If you find your dealership in a similar situation, reclaiming all your losses isn’t much more likely than recovering gas a vehicle has already consumed, as only 15 percent of fraud victims recover their losses.
To protect your bottom line, follow these guidelines to stop fuel fraud before it happens:
- Control the Fuel Purchasing Process
A clearly defined fuel purchasing process is critical to tracking fuel use. This process could include a PO system, fuel cards, or on-site fueling.
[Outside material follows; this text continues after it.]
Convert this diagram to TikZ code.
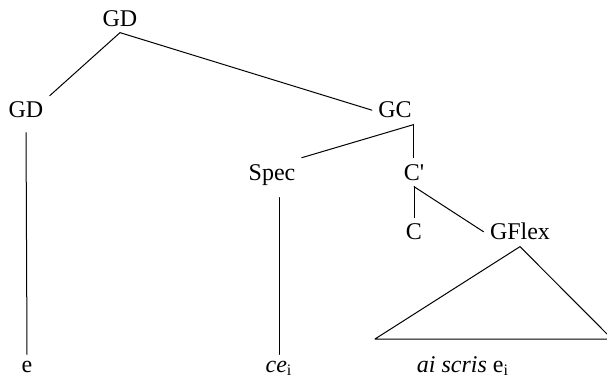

There are benefits and drawbacks to each method: POs provide an audit trail of purchases, but not all systems are designed specifically to track fuel expenditures at a granular level. Fuel cards are convenient, but it’s difficult to set limits on authorized purchases. On-site fueling is great for tracking your overall fuel consumption and spending, but it’s a big commitment requiring you to install tanks and pumps, coordinate fuel deliveries, and implement fuel management software.
Whatever process you choose, it should allow you to:
- Customize departments and reason codes for fuel purchases.
- Authorize either a complete fill-up or purchase for a specific dollar amount.
- Pull reports on fueling history.
Without these capabilities, controlling fuel use is all but impossible.
- Hold Employees Accountable
All employees — regardless of position or tenure — need to be held accountable for how they use dealership funds. If you simply hand an employee a fuel card without checks and balances, it’s difficult to ensure they’re purchasing the authorized amount of gas, especially if they don’t turn in receipts.
Instead, require a manager’s authorization for every purchase, with a copy of that approval for your records. For example, an employee could have the manager sign a PO. After purchasing fuel, the employee would turn in a copy of the PO along with the gas receipt for your records.
- Make It Easier to Spot Fraud
Do you have time to painstakingly check receipts against credit card statements and then validate the reason for every purchase? Or hound managers to account for their department’s fuel activity? Not many people do, which is why fraud often slips under the radar.
To easily detect suspicious activity, you’ll need a way to pull reports of fuel expenditures by department, purchase reason, stock number, requester, or manager.
If you’re using POs, automatically printing the fuel purchase history for a particular stock number directly on the PO allows managers to spot fuel fraud at a glance. For example, if a manager gets a PO for a complete fill-up and sees that the vehicle was tanked up three days ago, he’ll know to dig deeper into the situation before authorizing the purchase.
- Simplify Account Reconciliation
If closing out accounts is time-consuming and cumbersome, your accounting team is more likely to overlook discrepancies or forgo the process completely. Having a system that can detect errors such as mismatched dollar amounts, missing receipts, or duplicate entries allows you to ensure all posted expenses are accurate while reducing keystrokes and leaving more time for payroll and month-end.
With a system designed to track your monthly gas expenses, you can hold employees accountable, quickly spot fraud, and spend less time reconciling fuel purchases. Don’t let fuel fraud pump your dealership’s profits down the drain.